I join to the question. My natural science oriented and musically uneducated brains need explanation.


----------



## BBSVK (10 mo ago)

Edit: I deleted and will move my question abou the "missing tip" into a new thread, because it is clearly a different thing.


----------



## Barbebleu (May 17, 2015)

Try listening to Vogt singing anything by Wagner and compare him to someone like Melchior. Vogt sounds light and airy lacking heft. He sounds like he is using head voice all the time. Melchior is firmer and more chest voice focused giving his voice more body and a roundness to his tone.


----------



## BBSVK (10 mo ago)

Barbebleu said:


> Try listening to Vogt singing anything by Wagner and compare him to someone like Melchior. Vogt sounds light and airy lacking heft. He sounds like he is using head voice all the time. Melchior is firmer and more chest voice focused giving his voice more body and a roundness to his tone.


Would you also choose and link the examples for me, cause I am lazy ?


----------



## Barbebleu (May 17, 2015)

Linking not my strongpoint but I’ll try.


----------



## Barbebleu (May 17, 2015)

Vogt first singing Wagner's In Fernem Land from Lohengrin then Melchior singing the same.

Wagner - LOHENGRIN - In fernem Land - YouTube 

Lauritz Melchior "In fernem Land" Lohengrin - YouTube


----------



## Shaughnessy (Dec 31, 2020)

BBSVK said:


> *Would you also choose and link the examples for me, cause I am lazy ?*





Barbebleu said:


> Linking not my strongpoint but *I’ll try.*


"I'll try"... The British... sigh... The Irish are so much better at this - "Do your own fecking homework, ya lazy ba$tard"

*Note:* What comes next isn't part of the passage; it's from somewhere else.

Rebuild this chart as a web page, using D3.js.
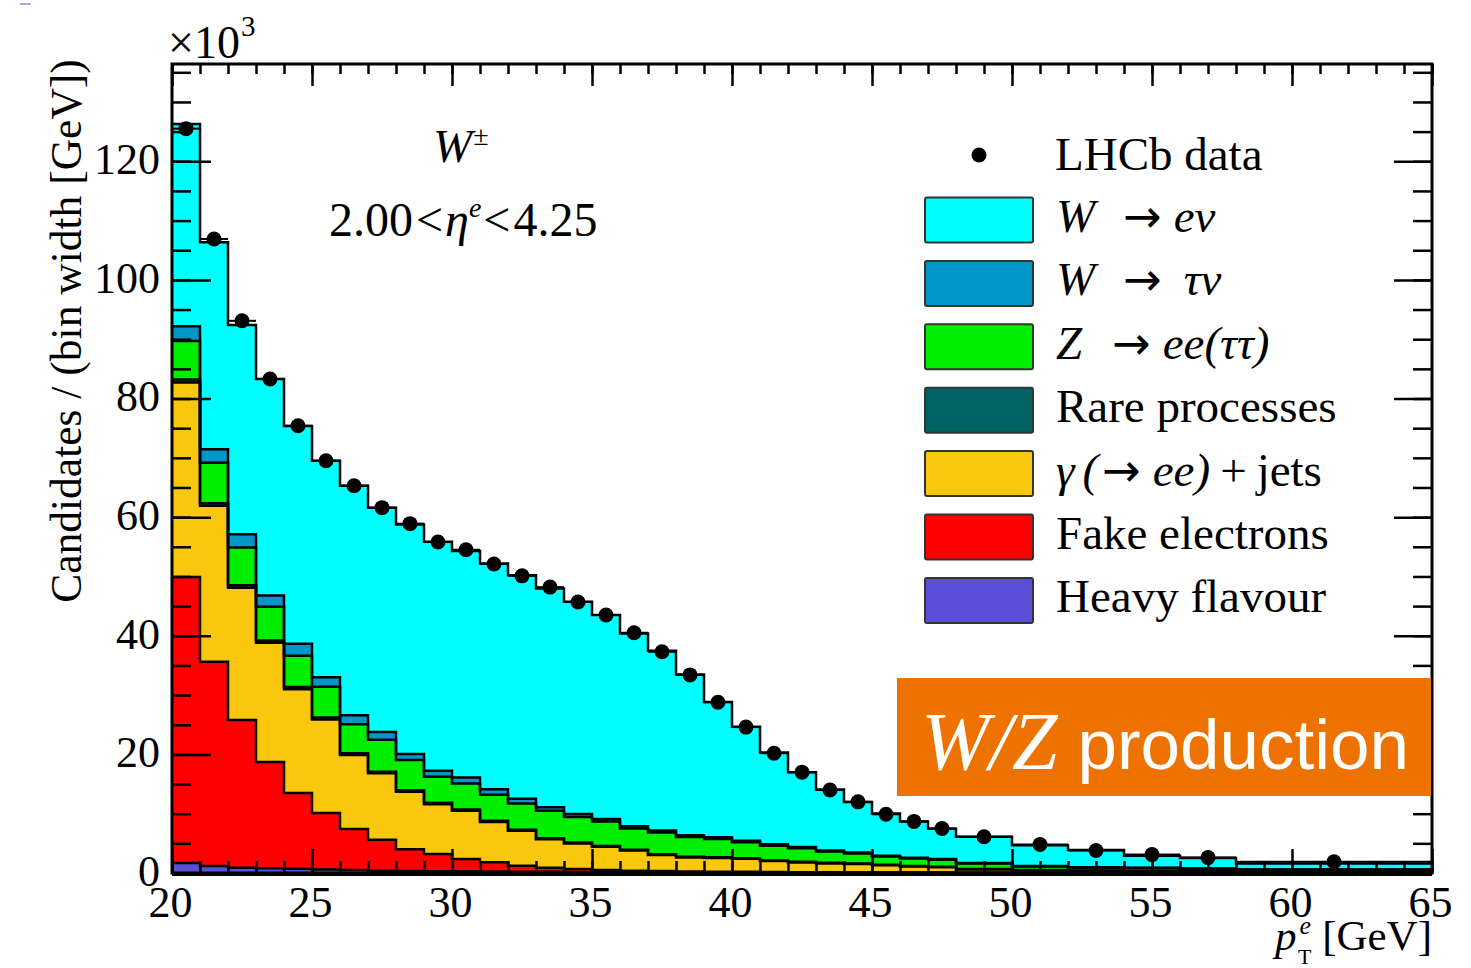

See? - That's how it's done...


----------



## Barbebleu (May 17, 2015)

Shaughnessy said:


> "I'll try"... The British... sigh... The Irish are so much better at this - "Do your own fecking homework, ya lazy ba$tard"
> 
> See? - That's how it's done...


The Scots, please.


----------



## BBSVK (10 mo ago)

I believe he did it for the benefit of the broader audience. Many eyes are fixed on our conversations, they are even reproduced by a certain famous website about culture.


----------



## BBSVK (10 mo ago)

The singing of Melchior is certainly much more beautiful. But I didn't know that the other way is a mistake. Do not some characters or operas require the voice like Vogt ?


----------



## BBSVK (10 mo ago)

Is this the same problem as Vogt has ?


Spoiler: Gedda 1










I have always disliked it, it is on my tape, but it is the famous Nicolai Gedda, so I thought it is my perception only.

But here, the same Nicolai Gedda sounds differently:


Spoiler: Gedda 2


----------



## Barbebleu (May 17, 2015)

BBSVK said:


> The singing of Melchior is certainly much more beautiful. But I didn't know that the other way is a mistake. Do not some characters or operas require the voice like Vogt ?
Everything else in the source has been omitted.